I find that I’m often the most critical of/judgemental of my children and their behavior (internally at least), and that when I stop to think about it, they are often doing things that either my wife or I do, whether that be in actions, attitude, ways of speaking, etc.
Watching my children, to me, is often like looking in the mirror.
Oh definitely!
And what makes it particularly interesting, is that each of our three kids mirrors back different aspects of our shadows, and that applies both for my wife and myself.
Our oldest son (34) is definitely the persona of my wife, while our middle son (33) is a copy of me, while our daughter (31) well, we're not sure where she came from but from a shadow perspective she is definitely some of the less savory aspects of my wife, while her nit picky persnickety-ness about certain things is definitely all me!
You definitely have to be on your toes to make sure you don't criticize your kids too much for modeling you!
We just had our third child last year, ten years after our first.
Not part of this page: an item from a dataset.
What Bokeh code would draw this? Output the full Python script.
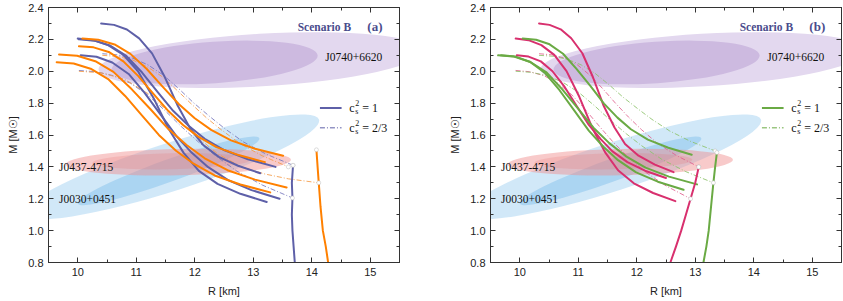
from bokeh.plotting import figure
from bokeh.layouts import row
from bokeh.models import Range1d, LinearAxis, FixedTicker, PrintfTickFormatter
from bokeh.core.properties import value
from bokeh.embed import file_html
from bokeh.resources import INLINE

# ---------------- data: panel (a) ----------------
PA1_R = [10.40, 10.62, 10.84, 11.05, 11.27, 11.49, 11.71, 11.92, 12.14, 12.41, 12.74, 13.12]
PA1_M = [2.300, 2.291, 2.262, 2.206, 2.112, 1.962, 1.783, 1.642, 1.539, 1.463, 1.407, 1.360]
PA2_R = [10.00, 10.26, 10.52, 10.78, 11.03, 11.29, 11.55, 11.81, 12.07, 12.39, 12.78, 13.23]
PA2_M = [2.205, 2.195, 2.164, 2.103, 2.000, 1.836, 1.641, 1.488, 1.375, 1.293, 1.231, 1.180]
PA3_R = [10.02, 10.29, 10.56, 10.83, 11.10, 11.36, 11.63, 11.90, 12.17, 12.51, 12.91, 13.38]
PA3_M = [2.200, 2.192, 2.160, 2.096, 1.992, 1.872, 1.752, 1.656, 1.576, 1.504, 1.448, 1.400]
PA4_R = [10.05, 10.32, 10.59, 10.87, 11.14, 11.41, 11.68, 11.95, 12.23, 12.57, 12.97, 13.45]
PA4_M = [2.100, 2.091, 2.055, 1.983, 1.866, 1.731, 1.596, 1.488, 1.398, 1.317, 1.254, 1.200]
OA1_R = [10.08, 10.35, 10.63, 10.90, 11.18, 11.45, 11.73, 12.00, 12.28, 12.62, 13.03, 13.51]
OA1_M = [2.205, 2.198, 2.168, 2.109, 2.014, 1.904, 1.793, 1.705, 1.632, 1.566, 1.514, 1.470]
OA2_R = [10.02, 10.27, 10.53, 10.78, 11.04, 11.29, 11.55, 11.80, 12.06, 12.37, 12.75, 13.20]
OA2_M = [2.157, 2.150, 2.121, 2.062, 1.968, 1.859, 1.750, 1.663, 1.590, 1.524, 1.474, 1.430]
OA3_R = [9.68, 9.99, 10.30, 10.61, 10.92, 11.24, 11.55, 11.86, 12.17, 12.56, 13.03, 13.57]
OA3_M = [2.105, 2.097, 2.063, 1.996, 1.888, 1.763, 1.637, 1.537, 1.454, 1.379, 1.320, 1.270]
OA4_R = [9.64, 9.93, 10.22, 10.52, 10.81, 11.10, 11.39, 11.68, 11.98, 12.34, 12.78, 13.29]
OA4_M = [2.057, 2.049, 2.016, 1.951, 1.845, 1.722, 1.599, 1.501, 1.420, 1.346, 1.289, 1.240]
PDA1_R = [10.42, 10.68, 10.94, 11.20, 11.46, 11.72, 11.98, 12.25, 12.51, 12.83, 13.22, 13.68]
PDA1_M = [2.110, 2.103, 2.082, 2.040, 1.977, 1.893, 1.802, 1.718, 1.641, 1.557, 1.480, 1.410]
PDA2_R = [10.02, 10.31, 10.60, 10.90, 11.19, 11.48, 11.77, 12.06, 12.36, 12.72, 13.16, 13.67]
PDA2_M = [2.005, 1.997, 1.973, 1.925, 1.853, 1.757, 1.653, 1.557, 1.469, 1.373, 1.285, 1.205]
ODA1_R = [10.02, 10.40, 10.80, 11.20, 11.60, 12.00, 12.40, 12.80, 13.20, 13.60, 14.12]
ODA1_M = [2.000, 1.990, 1.950, 1.860, 1.730, 1.600, 1.480, 1.400, 1.355, 1.325, 1.300]
ODA2_R = [10.42, 10.67, 10.93, 11.18, 11.44, 11.69, 11.95, 12.20, 12.46, 12.77, 13.15, 13.60]
ODA2_M = [2.100, 2.093, 2.072, 2.030, 1.967, 1.883, 1.792, 1.708, 1.631, 1.547, 1.470, 1.400]
HPA_R = [13.68, 13.66, 13.67, 13.66, 13.67, 13.69, 13.71]
HPA_M = [1.41, 1.30, 1.205, 1.10, 1.00, 0.90, 0.80]
HOA_R = [14.08, 14.10, 14.12, 14.15, 14.19, 14.24, 14.28]
HOA_M = [1.507, 1.40, 1.30, 1.15, 1.00, 0.90, 0.80]

# ---------------- data: panel (b) ----------------
MB1_R = [10.33, 10.51, 10.70, 10.88, 11.07, 11.25, 11.43, 11.62, 11.80, 12.03, 12.31, 12.63]
MB1_M = [2.300, 2.291, 2.263, 2.207, 2.113, 1.964, 1.787, 1.647, 1.544, 1.470, 1.414, 1.367]
MB2_R = [9.93, 10.15, 10.37, 10.59, 10.80, 11.02, 11.24, 11.46, 11.68, 11.95, 12.28, 12.66]
MB2_M = [2.205, 2.195, 2.164, 2.103, 2.001, 1.838, 1.644, 1.491, 1.379, 1.297, 1.236, 1.185]
MB3_R = [9.95, 10.15, 10.36, 10.56, 10.77, 10.97, 11.17, 11.38, 11.58, 11.84, 12.14, 12.50]
MB3_M = [2.100, 2.092, 2.062, 2.000, 1.900, 1.784, 1.669, 1.576, 1.499, 1.430, 1.376, 1.330]
GB1_R = [10.05, 10.28, 10.51, 10.74, 10.97, 11.21, 11.44, 11.67, 11.90, 12.19, 12.54, 12.94]
GB1_M = [2.205, 2.198, 2.169, 2.110, 2.015, 1.906, 1.797, 1.709, 1.636, 1.571, 1.520, 1.476]
GB2_R = [9.63, 9.90, 10.17, 10.45, 10.72, 10.99, 11.26, 11.53, 11.81, 12.15, 12.55, 13.03]
GB2_M = [2.100, 2.092, 2.060, 1.995, 1.889, 1.768, 1.646, 1.549, 1.468, 1.395, 1.339, 1.290]
GB3_R = [9.68, 9.93, 10.18, 10.43, 10.68, 10.93, 11.18, 11.43, 11.68, 11.99, 12.36, 12.80]
GB3_M = [2.100, 2.092, 2.058, 1.990, 1.881, 1.754, 1.627, 1.526, 1.442, 1.366, 1.307, 1.256]
MDB1_R = [10.33, 10.55, 10.77, 10.99, 11.20, 11.42, 11.64, 11.86, 12.08, 12.35, 12.68, 13.06]
MDB1_M = [2.110, 2.103, 2.082, 2.039, 1.975, 1.890, 1.798, 1.712, 1.634, 1.549, 1.471, 1.400]
GDB1_R = [10.33, 10.57, 10.81, 11.05, 11.29, 11.53, 11.77, 12.02, 12.26, 12.56, 12.92, 13.34]
GDB1_M = [2.100, 2.094, 2.076, 2.040, 1.986, 1.914, 1.836, 1.764, 1.698, 1.626, 1.560, 1.500]
MDB2_R = [9.93, 10.17, 10.41, 10.65, 10.89, 11.13, 11.37, 11.60, 11.84, 12.14, 12.50, 12.92]
MDB2_M = [2.005, 1.997, 1.973, 1.925, 1.852, 1.755, 1.651, 1.554, 1.466, 1.369, 1.281, 1.200]
GDB2_R = [9.93, 10.20, 10.47, 10.74, 11.01, 11.28, 11.55, 11.82, 12.09, 12.43, 12.84, 13.31]
GDB2_M = [2.000, 1.993, 1.972, 1.930, 1.867, 1.783, 1.692, 1.608, 1.531, 1.447, 1.370, 1.300]
HMB_R = [13.06, 13.00, 12.92, 12.84, 12.76, 12.67, 12.575]
HMB_M = [1.40, 1.30, 1.20, 1.10, 1.00, 0.90, 0.80]
HGB_R = [13.37, 13.34, 13.31, 13.27, 13.23, 13.19, 13.14]
HGB_M = [1.49, 1.40, 1.30, 1.15, 1.00, 0.90, 0.80]

# ---------------- observational regions ----------------
ELL_X = [13.13, 12.34, 11.60, 11.55, 11.72, 11.60]
ELL_Y = [2.070, 2.055, 1.400, 1.375, 1.430, 1.435]
ELL_W = [5.56, 3.53, 5.30, 3.30, 3.85, 2.70]
ELL_H = [0.33, 0.26, 0.30, 0.14, 0.165, 0.10]
ELL_ANGLE = [0.0586, 0.069, 0.31, 0.345, 0.021, 0.02]
ELL_COLOR = ["#e3d8ef", "#cdbae0", "#5aaee6", "#3d9ae0", "#f08a8a", "#e46a6a"]
ELL_ALPHA = [1.0, 1.0, 0.28, 0.25, 0.45, 0.2]

SOURCE_NAMES = ["J0740+6620", "J0437-4715", "J0030+0451"]
SOURCE_R = [14.23, 9.68, 9.68]
SOURCE_M = [2.09, 1.40, 1.20]

LEG_LINE_R = [14.14, 14.51]
LEG_Y = [1.77, 1.645]
LEG_TEXT_R = 14.64
LEG_VALUES = ["= 1", "= 2/3"]

X_RANGE = (9.5, 15.5)
Y_RANGE = (0.8, 2.4)
X_TICKS = [10, 11, 12, 13, 14, 15]
X_MINOR = [9.5, 10.5, 11.5, 12.5, 13.5, 14.5, 15.5]
Y_TICKS = [0.8, 1.0, 1.2, 1.4, 1.6, 1.8, 2.0, 2.2, 2.4]
Y_MINOR = [0.9, 1.1, 1.3, 1.5, 1.7, 1.9, 2.1, 2.3]

PURPLE = "#5e60a8"
ORANGE = "#ff8000"
MAGENTA = "#d8306e"
GREEN = "#6aaa44"
TITLE_COLOR = "#4a4c8c"

SERIF = value("Liberation Serif")


def make_panel(left_border, right_border, solids, dashes, hadronic, colors, tag):
    p = figure(frame_width=351, frame_height=255,
               x_range=Range1d(*X_RANGE), y_range=Range1d(*Y_RANGE),
               output_backend="svg", toolbar_location=None,
               min_border_left=left_border, min_border_right=right_border,
               min_border_top=7, min_border_bottom=0,
               outline_line_color="#333333")
    p.xgrid.visible = False
    p.ygrid.visible = False
    p.xaxis.ticker = FixedTicker(ticks=X_TICKS, minor_ticks=X_MINOR)
    p.yaxis.ticker = FixedTicker(ticks=Y_TICKS, minor_ticks=Y_MINOR)
    p.yaxis.formatter = PrintfTickFormatter(format="%.1f")
    p.xaxis.axis_label = "R [km]"
    p.yaxis.axis_label = "M [M\u2609]"
    top = LinearAxis(ticker=FixedTicker(ticks=X_TICKS, minor_ticks=X_MINOR))
    right = LinearAxis(ticker=FixedTicker(ticks=Y_TICKS, minor_ticks=Y_MINOR))
    p.add_layout(top, "above")
    p.add_layout(right, "right")
    for ax in [p.below[0], p.left[0], top, right]:
        ax.major_tick_in = 5
        ax.major_tick_out = 0
        ax.minor_tick_in = 3
        ax.minor_tick_out = 0
        ax.axis_line_color = "#333333"
        ax.major_tick_line_color = "#333333"
        ax.minor_tick_line_color = "#333333"
        ax.major_label_text_font = "Liberation Sans"
        ax.major_label_text_font_size = "11px"
        ax.major_label_text_color = "#222222"
        ax.major_label_standoff = 5
        ax.axis_label_text_font = "Liberation Sans"
        ax.axis_label_text_font_size = "11px"
        ax.axis_label_text_font_style = "normal"
        ax.axis_label_text_color = "#222222"
        ax.axis_label_standoff = 6
    for ax in [top, right]:
        ax.major_label_text_font_size = "1px"
        ax.major_label_text_color = None
        ax.major_label_standoff = 0

    # regions
    p.ellipse(x=ELL_X, y=ELL_Y, width=ELL_W, height=ELL_H, angle=ELL_ANGLE,
              fill_color=ELL_COLOR, fill_alpha=ELL_ALPHA, line_color=None)

    # source labels
    p.text(x=SOURCE_R, y=SOURCE_M, text=SOURCE_NAMES, text_font=SERIF,
           text_font_size="11.5px", text_baseline="middle", text_align="left",
           text_color="#111111")
    p.text(x=[13.76], y=[2.28], text=["Scenario B"], text_font=SERIF,
           text_font_size="11.5px", text_font_style="bold", text_baseline="middle",
           text_color=TITLE_COLOR)
    p.text(x=[14.95], y=[2.28], text=[tag], text_font=SERIF,
           text_font_size="13px", text_font_style="bold", text_baseline="middle",
           text_color=TITLE_COLOR)

    # curves
    for (r, m, c) in dashes:
        p.line(r, m, line_color=c, line_width=1, line_dash="5 2 1 2", line_alpha=0.85)
    for (r, m, c) in solids:
        p.line(r, m, line_color=c, line_width=2, line_join="round", line_cap="round")
    for (r, m, c) in hadronic:
        p.line(r, m, line_color=c, line_width=2, line_join="round")
    dot_r = [d[0][-1] for d in dashes] + [h[0][0] for h in hadronic]
    dot_m = [d[1][-1] for d in dashes] + [h[1][0] for h in hadronic]
    p.scatter(dot_r, dot_m, size=4, fill_color="white", line_color="#bbbbbb", line_width=0.5)

    # legend
    c1 = colors[0]
    p.line(LEG_LINE_R, [LEG_Y[0]] * 2, line_color=c1, line_width=2)
    p.line(LEG_LINE_R, [LEG_Y[1]] * 2, line_color=c1, line_width=1, line_dash="5 2 1 2")
    for yy, val in zip(LEG_Y, LEG_VALUES):
        p.text(x=[LEG_TEXT_R], y=[yy], text=["c"], text_font=SERIF, text_font_size="12px",
               text_baseline="middle", text_color="#111111")
        p.text(x=[LEG_TEXT_R], y=[yy], text=["2"], text_font=SERIF, text_font_size="8px",
               text_baseline="middle", x_offset=6, y_offset=-5, text_color="#111111")
        p.text(x=[LEG_TEXT_R], y=[yy], text=["s"], text_font=SERIF, text_font_size="8px",
               text_baseline="middle", x_offset=6, y_offset=4, text_color="#111111")
        p.text(x=[LEG_TEXT_R], y=[yy], text=[val], text_font=SERIF, text_font_size="12px",
               text_baseline="middle", x_offset=13, text_color="#111111")
    return p


solids_a = [(PA1_R, PA1_M, PURPLE), (PA2_R, PA2_M, PURPLE), (PA3_R, PA3_M, PURPLE),
            (PA4_R, PA4_M, PURPLE), (OA1_R, OA1_M, ORANGE), (OA2_R, OA2_M, ORANGE),
            (OA3_R, OA3_M, ORANGE), (OA4_R, OA4_M, ORANGE)]
dashes_a = [(PDA1_R, PDA1_M, "#7577bd"), (PDA2_R, PDA2_M, "#7577bd"),
            (ODA1_R, ODA1_M, "#f59a45"), (ODA2_R, ODA2_M, "#f59a45")]
had_a = [(HPA_R, HPA_M, PURPLE), (HOA_R, HOA_M, ORANGE)]

solids_b = [(MB1_R, MB1_M, MAGENTA), (MB2_R, MB2_M, MAGENTA), (MB3_R, MB3_M, MAGENTA),
            (GB1_R, GB1_M, GREEN), (GB2_R, GB2_M, GREEN), (GB3_R, GB3_M, GREEN)]
dashes_b = [(MDB1_R, MDB1_M, "#e0608e"), (MDB2_R, MDB2_M, "#e0608e"),
            (GDB1_R, GDB1_M, "#8cc26a"), (GDB2_R, GDB2_M, "#8cc26a")]
had_b = [(HMB_R, HMB_M, MAGENTA), (HGB_R, HGB_M, GREEN)]

pa = make_panel(48, 21, solids_a, dashes_a, had_a, [PURPLE, ORANGE], "(a)")
pb = make_panel(70, 2, solids_b, dashes_b, had_b, [GREEN, MAGENTA], "(b)")

layout = row(pa, pb)
open("out.html", "w").write(file_html(layout, INLINE))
I’d like to think we’ve learned a thing or two about parenting and ourselves during that time, so I’m curious to see what he mirrors back to us. Hopefully, I’ll be a little happier with what I see this time around. 😬
If I could also make it through life without having to do something much, God knows I'd do it
Working us interesting but can be also stressful
Over the years I have increasingly chosen the kind of work that doesn't feel as much like work, even though it often comes at the expense of a lower income. But that's okay, because it's a trade-off I'm willing to accept.